Better days ahead for Alberta

The Conference Board of Canada also calls for a return to form for the oil patch.

“The outlook for production out of Alberta has brightened significantly, even as we head into the new year with curtailments still in place,” read the report.

“On top of expected improvements in takeaway capacity on existing pipelines, the Alberta government will grant exceptions to the curtailment for producers developing new conventional wells and those bringing new production online for rail export.”

Cenovus announced the rail exception means it will bring its dormant Christina Lake Phase G oil sands facility fully online — resulting in an additional 50,000 barrels of oil per day.

Risks of going off the rails

There are risks to the Conference Board of Canada’s outlook, including the spillover effects of trade conflicts being stoked by the Trump administration.

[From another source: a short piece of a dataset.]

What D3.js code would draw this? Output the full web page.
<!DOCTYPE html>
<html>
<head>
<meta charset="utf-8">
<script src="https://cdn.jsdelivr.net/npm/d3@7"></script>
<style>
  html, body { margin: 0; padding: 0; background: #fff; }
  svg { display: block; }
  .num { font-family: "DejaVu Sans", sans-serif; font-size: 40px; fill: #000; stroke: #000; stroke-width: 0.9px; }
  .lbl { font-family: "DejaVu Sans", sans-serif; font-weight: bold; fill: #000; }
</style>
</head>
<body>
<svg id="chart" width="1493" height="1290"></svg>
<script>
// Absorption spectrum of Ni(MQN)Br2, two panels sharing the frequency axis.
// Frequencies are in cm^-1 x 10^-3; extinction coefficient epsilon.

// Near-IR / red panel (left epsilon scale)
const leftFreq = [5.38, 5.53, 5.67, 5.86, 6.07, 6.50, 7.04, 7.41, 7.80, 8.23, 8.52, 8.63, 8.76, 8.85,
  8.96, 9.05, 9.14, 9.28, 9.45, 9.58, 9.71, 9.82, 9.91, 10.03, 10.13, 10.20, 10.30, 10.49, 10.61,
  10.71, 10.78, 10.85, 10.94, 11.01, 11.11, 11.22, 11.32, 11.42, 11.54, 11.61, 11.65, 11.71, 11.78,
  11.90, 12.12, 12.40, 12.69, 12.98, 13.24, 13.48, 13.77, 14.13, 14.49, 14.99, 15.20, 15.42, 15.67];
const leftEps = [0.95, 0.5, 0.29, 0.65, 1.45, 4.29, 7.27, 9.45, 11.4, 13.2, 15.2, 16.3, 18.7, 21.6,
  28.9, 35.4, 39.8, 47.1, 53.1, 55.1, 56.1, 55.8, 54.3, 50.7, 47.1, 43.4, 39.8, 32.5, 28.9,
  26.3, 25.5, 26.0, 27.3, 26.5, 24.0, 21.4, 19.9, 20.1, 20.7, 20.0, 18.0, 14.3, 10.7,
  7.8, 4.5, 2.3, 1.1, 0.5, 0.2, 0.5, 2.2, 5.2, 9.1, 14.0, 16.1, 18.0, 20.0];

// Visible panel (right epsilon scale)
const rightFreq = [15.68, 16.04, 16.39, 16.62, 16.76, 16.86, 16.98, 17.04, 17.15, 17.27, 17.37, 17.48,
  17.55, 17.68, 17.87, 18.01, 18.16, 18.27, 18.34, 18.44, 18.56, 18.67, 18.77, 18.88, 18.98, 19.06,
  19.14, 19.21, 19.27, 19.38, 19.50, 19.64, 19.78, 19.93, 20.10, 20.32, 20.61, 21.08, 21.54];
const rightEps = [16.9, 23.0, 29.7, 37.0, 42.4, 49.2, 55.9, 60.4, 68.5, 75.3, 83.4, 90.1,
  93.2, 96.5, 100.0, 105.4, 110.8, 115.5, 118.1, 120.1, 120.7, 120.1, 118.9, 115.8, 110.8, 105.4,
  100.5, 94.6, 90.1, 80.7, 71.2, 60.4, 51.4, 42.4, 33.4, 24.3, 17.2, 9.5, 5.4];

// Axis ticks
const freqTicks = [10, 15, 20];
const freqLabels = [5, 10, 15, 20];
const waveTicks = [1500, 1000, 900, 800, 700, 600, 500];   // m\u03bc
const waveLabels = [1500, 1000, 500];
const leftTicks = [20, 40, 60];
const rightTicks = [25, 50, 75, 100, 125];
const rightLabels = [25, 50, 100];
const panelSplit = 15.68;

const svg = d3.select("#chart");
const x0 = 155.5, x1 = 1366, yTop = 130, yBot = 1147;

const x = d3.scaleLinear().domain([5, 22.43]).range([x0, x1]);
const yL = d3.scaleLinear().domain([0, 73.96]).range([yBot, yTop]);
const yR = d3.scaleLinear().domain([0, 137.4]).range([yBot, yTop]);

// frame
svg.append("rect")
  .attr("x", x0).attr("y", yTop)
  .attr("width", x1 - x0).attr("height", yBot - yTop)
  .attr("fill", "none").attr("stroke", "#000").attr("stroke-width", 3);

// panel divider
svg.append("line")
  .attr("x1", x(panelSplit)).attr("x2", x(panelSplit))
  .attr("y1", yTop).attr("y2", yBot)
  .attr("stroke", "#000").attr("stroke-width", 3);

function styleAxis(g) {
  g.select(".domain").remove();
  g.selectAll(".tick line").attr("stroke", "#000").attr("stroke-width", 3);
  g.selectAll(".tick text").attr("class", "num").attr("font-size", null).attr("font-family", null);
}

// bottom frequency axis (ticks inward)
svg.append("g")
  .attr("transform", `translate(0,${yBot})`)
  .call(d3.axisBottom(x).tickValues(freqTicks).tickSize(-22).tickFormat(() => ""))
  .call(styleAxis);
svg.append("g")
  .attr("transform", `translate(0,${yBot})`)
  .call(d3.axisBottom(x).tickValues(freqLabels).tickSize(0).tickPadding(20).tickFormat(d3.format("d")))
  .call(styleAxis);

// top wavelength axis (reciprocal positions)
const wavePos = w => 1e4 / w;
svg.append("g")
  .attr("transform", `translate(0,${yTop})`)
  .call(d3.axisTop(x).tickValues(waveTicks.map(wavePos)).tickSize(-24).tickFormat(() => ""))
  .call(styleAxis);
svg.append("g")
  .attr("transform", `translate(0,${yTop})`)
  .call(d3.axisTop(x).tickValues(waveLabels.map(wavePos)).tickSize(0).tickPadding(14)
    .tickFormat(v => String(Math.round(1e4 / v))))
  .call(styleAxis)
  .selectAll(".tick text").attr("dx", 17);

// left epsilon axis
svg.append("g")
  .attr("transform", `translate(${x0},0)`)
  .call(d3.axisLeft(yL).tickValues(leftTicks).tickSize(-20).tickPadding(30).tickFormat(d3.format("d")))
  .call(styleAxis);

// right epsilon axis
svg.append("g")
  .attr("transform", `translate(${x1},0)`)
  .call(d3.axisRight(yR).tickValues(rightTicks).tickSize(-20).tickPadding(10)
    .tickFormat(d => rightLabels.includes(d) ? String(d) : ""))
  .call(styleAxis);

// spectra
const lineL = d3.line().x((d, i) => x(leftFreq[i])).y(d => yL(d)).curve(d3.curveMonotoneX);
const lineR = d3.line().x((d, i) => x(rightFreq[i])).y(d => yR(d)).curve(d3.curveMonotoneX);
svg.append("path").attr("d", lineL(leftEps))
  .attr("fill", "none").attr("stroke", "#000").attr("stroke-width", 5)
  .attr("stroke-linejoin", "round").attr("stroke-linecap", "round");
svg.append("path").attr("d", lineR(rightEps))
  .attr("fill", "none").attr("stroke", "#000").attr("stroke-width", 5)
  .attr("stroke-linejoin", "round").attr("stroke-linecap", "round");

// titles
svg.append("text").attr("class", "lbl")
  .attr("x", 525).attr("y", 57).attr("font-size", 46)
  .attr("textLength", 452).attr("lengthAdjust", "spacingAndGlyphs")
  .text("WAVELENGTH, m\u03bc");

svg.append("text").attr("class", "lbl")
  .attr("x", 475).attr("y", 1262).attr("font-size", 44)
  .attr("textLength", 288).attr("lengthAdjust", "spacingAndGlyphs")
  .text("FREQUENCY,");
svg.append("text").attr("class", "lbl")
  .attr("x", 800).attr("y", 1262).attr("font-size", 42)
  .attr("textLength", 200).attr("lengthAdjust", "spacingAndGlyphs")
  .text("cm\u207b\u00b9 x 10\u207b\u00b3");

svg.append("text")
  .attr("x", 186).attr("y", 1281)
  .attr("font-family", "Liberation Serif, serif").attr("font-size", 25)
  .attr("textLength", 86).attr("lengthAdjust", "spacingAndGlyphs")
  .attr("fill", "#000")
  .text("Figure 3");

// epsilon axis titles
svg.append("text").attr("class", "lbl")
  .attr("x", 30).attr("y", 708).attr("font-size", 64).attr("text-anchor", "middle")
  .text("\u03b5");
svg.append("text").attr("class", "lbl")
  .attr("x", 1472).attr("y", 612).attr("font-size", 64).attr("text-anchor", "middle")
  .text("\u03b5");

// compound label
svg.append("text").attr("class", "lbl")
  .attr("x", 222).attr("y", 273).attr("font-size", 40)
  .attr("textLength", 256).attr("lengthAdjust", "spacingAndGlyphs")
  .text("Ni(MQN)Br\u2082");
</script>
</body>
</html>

It looked like cooler heads would prevail when the U.S. and China announced an agreement on phase one of a trade deal.

“But the unpredictable Donald Trump then turned around and shocked markets in December by reimposing tariffs on imported steel from Brazil and Argentina,” the report said.

“He then threatened to implement a 100 per cent tariff on imported sparkling wine, cheese, and handbags from France in retaliation for that country’s imposition of a digital services tax.”

The report added that Liberal government’s plans for increased deficit spending could also come back to haunt us if things go south.

“Any economic downturn or drop in revenues could see the deficit increase rapidly, and with it, federal debt levels and debt repayment costs.”